通勤に走る東名高速の防音壁に凌霄りょうしょう咲きぬ

凌霄りょうしょうが視界に入り今年もまた期末試験の季節と思ふ

濃緑の葉と凌霄花りょうしょうかに数週間コンクリートの肌装はる

凌霄りょうしょうの連想毎年同じなり期末の準備と目黒の母と

凌霄花りょうしょうか揺るるの庭 母のこと 弟のこと 姪たちのこと

2014年7月詠 『橄欖』2014年10月号 初出

目黒の実家は大正時代に母の祖父、私の曾祖父が買った家である。海軍工廠のあった横須賀から上京し、目黒の海軍技術研究所に赴任することが決まった時に、通勤に便利な場所で探した家だった。
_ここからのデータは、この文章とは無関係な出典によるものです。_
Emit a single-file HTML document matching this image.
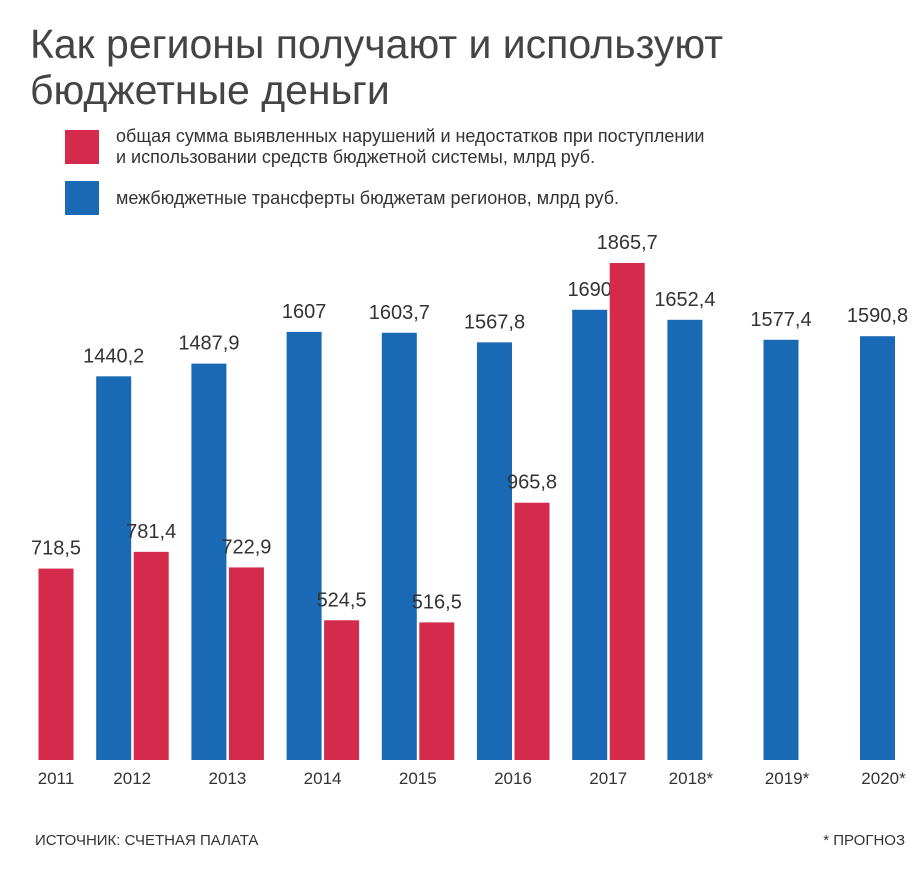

私の祖母はその曾祖父のひとり娘だった。この家から女学校へ通い、養子を迎え、そのまま両親と同居して7人の子を産み育てた。曾祖父も祖父も戦前に英国へ単身赴任し、全国各地へ出張もしたが、帰る家はこの目黒の家だった。

祖母は1982年の夏に逝去した。残された79歳の祖父の世話をするため、私の母と父がこの目黒の家に住むことになった。庭のノウゼンカズラが毎夏咲き誇るたびに母は祖母の思い出を語った。

弟が結婚し、二人目のこどもができた時に、横浜から目黒へ移った。敷地内の古い二棟の家屋を壊して新しく二棟の家に建て替えたが、大正時代からの庭はそのまま残された。松も、梅も、柿も、皐月も、凌霄の棚も。

私の姪たちは、毎日庭を通って「おばあちゃん」の家へ遊びに行きながら新しい家で育った。小さい頃の姪たちはこの庭を「もり」と呼んでいた。

母の実家は私の実家になった。結婚後に愛知県へ転居した私は、毎夏、ノウゼンカズラの花を見るたびに目黒の家と、母と、弟と、姪たちのことを思う。